Practice Relating to Rule 145. Reprisals
Section A. Definition and purpose of reprisals
Switzerland’s Basic Military Manual (1987) states: “Reprisals are measures contrary to international law taken by one of the belligerents to punish unlawful acts committed by the enemy Power and to bring them to a halt.”
Switzerland’s Aide-Memoire on the Ten Basic Rules of the Law of Armed Conflict (2005) states: “All forms of retaliation are prohibited.”
Switzerland’s Regulation on Legal Bases for Conduct during an Engagement (2005) states: “Indiscriminate attacks
, i.e. attacks which cannot distinguish between protected persons/objects and military objectives, as well as attacks directed against protected persons/objects
or acts of revenge
are prohibited in any place and at any time.”
(emphasis in original)
During discussions on reprisals in Committee I of the CDDH, Switzerland stated that it supported the French amendment on a prohibition of reprisals “in principle”.
In 1988, in a note on the prohibition on the use of chemical weapons, the Swiss Federal Department of Foreign Affairs stated: “The 1925 [Geneva Gas] Protocol declares a custom.” It added: “The 1925 [Geneva Gas] Protocol and custom prohibit the first use of chemical weapons and accept the lawfulness of second use only in the case of reprisals in kind.”
Switzerland’s ABC of International Humanitarian Law (2009) states:
International humanitarian law does not include any general prohibition of reprisals.

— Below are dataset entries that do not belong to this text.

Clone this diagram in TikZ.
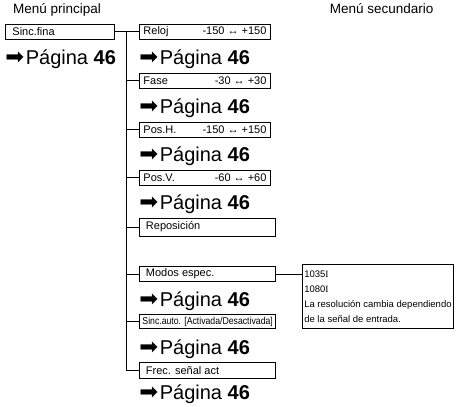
\documentclass[tikz,border=0pt]{standalone}
\usepackage{fontspec}
\setmainfont{Liberation Sans}
\newfontfamily\arrowfont{DejaVu Sans}
\newfontfamily\serifi{Liberation Serif}
\usepackage{graphicx}
\usetikzlibrary{positioning}

\newcommand{\irpag}{{\arrowfont\fontsize{22.5}{24}\selectfont ➡}\hspace{1.5pt}Página \textbf{46}}
\newcommand{\itemtxt}[2]{\makebox[123pt][l]{#1\hfill#2}}

\begin{document}
\begin{tikzpicture}[x=1pt, y=-1pt, line width=0.9pt,
  menubox/.style={draw, anchor=north west, inner xsep=0pt, inner ysep=0pt,
    minimum height=15pt, font=\fontsize{11}{13}\selectfont},
  pagina/.style={anchor=base west, inner sep=0pt, font=\fontsize{20}{24}\selectfont},
  heading/.style={anchor=base west, inner sep=0pt, font=\fontsize{13.5}{16}\selectfont}]

  \useasboundingbox (0,0) rectangle (462,406);

  % Headings
  \node[heading] (principal) at (12.7,14) {Menú principal};
  \node[heading] (secundario) at (329.3,14) {Menú secundario};

  % Main menu
  \node[menubox, minimum width=109pt] (sincfina) at (5,24) {\makebox[95pt][l]{Sinc.fina}};
  \node[pagina] (pag0) at (5,65) {\irpag};

  % Sub menu
  \node[menubox, minimum width=131pt] (reloj) at (139,24) {\itemtxt{Reloj}{-150 ↔ +150}};
  \node[pagina] (pag1) at (139,65) {\irpag};

  \node[menubox, minimum width=131pt] (fase) at (139,73) {\itemtxt{Fase}{-30 ↔ +30}};
  \node[pagina] (pag2) at (139,114) {\irpag};

  \node[menubox, minimum width=131pt] (posh) at (139,122) {\itemtxt{Pos.H.}{-150 ↔ +150}};
  \node[pagina] (pag3) at (139,161.5) {\irpag};

  \node[menubox, minimum width=131pt] (posv) at (139,169.5) {\itemtxt{Pos.V.}{-60 ↔ +60}};
  \node[pagina] (pag4) at (139,209.5) {\irpag};

  \node[menubox, minimum width=136pt, minimum height=18pt] (repos) at (139,217.5) {\itemtxt{Reposición}{}};

  \node[menubox, minimum width=136pt] (modos) at (139,266) {\itemtxt{Modos espec.}{}};
  \node[pagina] (pag5) at (139,306) {\irpag};

  \node[menubox, minimum width=136pt, minimum height=14pt] (sincauto) at (139,314)
    {\fontsize{10}{12}\selectfont\makebox[130pt][l]{\scalebox{0.87}[1]{Sinc.auto. [Activada/Desactivada]}}};
  \node[pagina] (pag6) at (139,354) {\irpag};

  \node[menubox, minimum width=136pt, minimum height=16pt] (frec) at (139,362) {\itemtxt{Frec. señal act}{}};
  \node[pagina] (pag7) at (139,399.5) {\irpag};

  % Secondary menu
  \node[draw, anchor=north west, minimum width=151.6pt, minimum height=64pt, inner xsep=2pt,
    align=left, font=\fontsize{9.5}{15}\selectfont] (detail) at (301.7,264.3)
    {1035{\serifi I}\\1080{\serifi I}\\La resolución cambia dependiendo\\de la señal de entrada.};

  % Tree lines
  \coordinate (junction) at (126.7,31.5);
  \draw (sincfina.east) -- (reloj.west);
  \draw (junction) |- (frec.west);
  \foreach \n in {fase, posh, posv, repos, modos, sincauto}
    \draw (junction |- \n.west) -- (\n.west);
  \draw (modos.east) -- (modos.east -| detail.west);

\end{tikzpicture}
\end{document}
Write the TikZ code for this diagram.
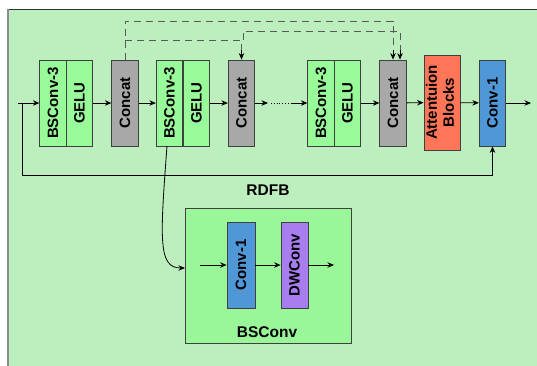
\documentclass[tikz,border=0pt]{standalone}
\usepackage{fontspec}
\setmainfont{Liberation Sans}
\usepackage{graphicx}
\usetikzlibrary{arrows.meta}
\definecolor{bgc}{RGB}{189,238,189}
\definecolor{grc}{RGB}{153,250,153}
\definecolor{gyc}{RGB}{168,168,168}
\definecolor{atc}{RGB}{255,117,87}
\definecolor{blc}{RGB}{79,151,214}
\definecolor{puc}{RGB}{167,125,240}
\definecolor{bsc}{RGB}{153,247,153}
\tikzset{
  blk/.style={draw=black!75, line width=0.8pt, minimum width=26.5pt, minimum height=86pt, inner sep=0pt,
    font=\fontsize{15}{17}\selectfont\bfseries},
  arr/.style={-{Stealth[length=6.5pt,width=5.5pt]}, line width=0.8pt, black},
  dsh/.style={dash pattern=on 7pt off 5pt, line width=0.8pt, black!65},
  lbl/.style={font=\fontsize{15.5}{17}\selectfont\bfseries, inner sep=0pt}
}
\begin{document}
\begin{tikzpicture}[x=1pt,y=-1pt]
\useasboundingbox (0,0) rectangle (537,365);
\fill[bgc] (8,9) rectangle (545,370);
\draw[line width=1pt, black!80] (545,9) -- (8,9);
\draw[line width=1.5pt, black!45] (8,9) -- (8,370);

% main row
\node[blk, fill=grc] (b1) at (53,103) {\rotatebox{90}{BSConv-3}};
\node[blk, fill=grc] (g1) at (79.5,103) {\rotatebox{90}{GELU}};
\node[blk, fill=gyc] (c1) at (125,103) {\rotatebox{90}{Concat}};
\node[blk, fill=grc] (b2) at (169.5,103) {\rotatebox{90}{BSConv-3}};
\node[blk, fill=grc] (g2) at (196.5,103) {\rotatebox{90}{GELU}};
\node[blk, fill=gyc] (c2) at (241.5,103) {\rotatebox{90}{Concat}};
\node[blk, fill=grc] (b3) at (321,103) {\rotatebox{90}{BSConv-3}};
\node[blk, fill=grc] (g3) at (347.5,103) {\rotatebox{90}{GELU}};
\node[blk, fill=gyc] (c3) at (393,103) {\rotatebox{90}{Concat}};
\node[blk, fill=atc, minimum width=36pt, minimum height=95pt] (att) at (442,102.5)
  {\rotatebox{90}{\begin{tabular}{@{}c@{}}Attentuion\\Blocks\end{tabular}}};
\node[blk, fill=blc] (cv) at (492.5,103) {\rotatebox{90}{Conv-1}};

\coordinate (in) at (18,103);
\coordinate (out) at (531,103);
\coordinate (tap) at (22,103);
\coordinate (d1) at (268,103);
\coordinate (d2) at (271,103);
\coordinate (d3) at (292,103);

\draw[arr] (in) -- (b1);
\draw[arr] (g1) -- (c1);
\draw[arr] (c1) -- (b2);
\draw[arr] (g2) -- (c2);
\draw[arr] (c2) -- (d1);
\draw[line width=0.8pt, dotted] (d2) -- (d3);
\draw[arr] (d3) -- (b3);
\draw[arr] (g3) -- (c3);
\draw[arr] (c3) -- (att);
\draw[arr] (att) -- (cv);
\draw[arr] (cv) -- (out);

% feedback
\draw[arr] (tap) |- (492.5,175) -- (cv.south);

% dashed skip connections
\coordinate (s1) at (c1.north);
\coordinate (t2) at (241.5,59.6);
\coordinate (t3a) at (393,59.6);
\coordinate (t3b) at (400,59.6);
\draw[dsh] (s1) -- (125,21) -- (393,21) -- (393,50);
\draw[arr] (393,50) -- (t3a);
\draw[dsh] (125,40) -- (241.5,40) -- (241.5,50);
\draw[arr] (241.5,50) -- (t2);
\draw[dsh] (243,40) -- (243,31) -- (400,31) -- (400,50);
\draw[arr] (400,50) -- (t3b);

\node[lbl] (rdfb) at (268,190) {RDFB};

% BSConv detail
\node[draw=black!75, line width=0.8pt, fill=bsc, minimum width=166pt, minimum height=135pt, inner sep=0pt] (bs) at (268,275.5) {};
\node[blk, fill=blc, minimum width=28pt] (k1) at (241,265) {\rotatebox{90}{Conv-1}};
\node[blk, fill=puc, minimum width=27pt] (dw) at (294.5,265) {\rotatebox{90}{DWConv}};
\coordinate (bin) at (200,265);
\coordinate (bout) at (334,265);
\draw[arr] (bin) -- (k1);
\draw[arr] (k1) -- (dw);
\draw[arr] (dw) -- (bout);
\node[lbl] (bsl) at (267,332) {BSConv};

\coordinate (cs) at (167,146);
\coordinate (ce) at (185,268);
\draw[arr] (cs) .. controls (160,240) and (158,268) .. (ce);
\end{tikzpicture}
\end{document}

There are however numerous provisions that prohibit specific types of reprisal, in particular reprisals against Protected persons
such as Civilians
, the wounded and Prisoners of war
. Also prohibited are reprisals against certain specific objects such as cultural property and places of worship, the natural environment, and installations that may cause a dangerous situation to occur (e.g. nuclear power stations and dams).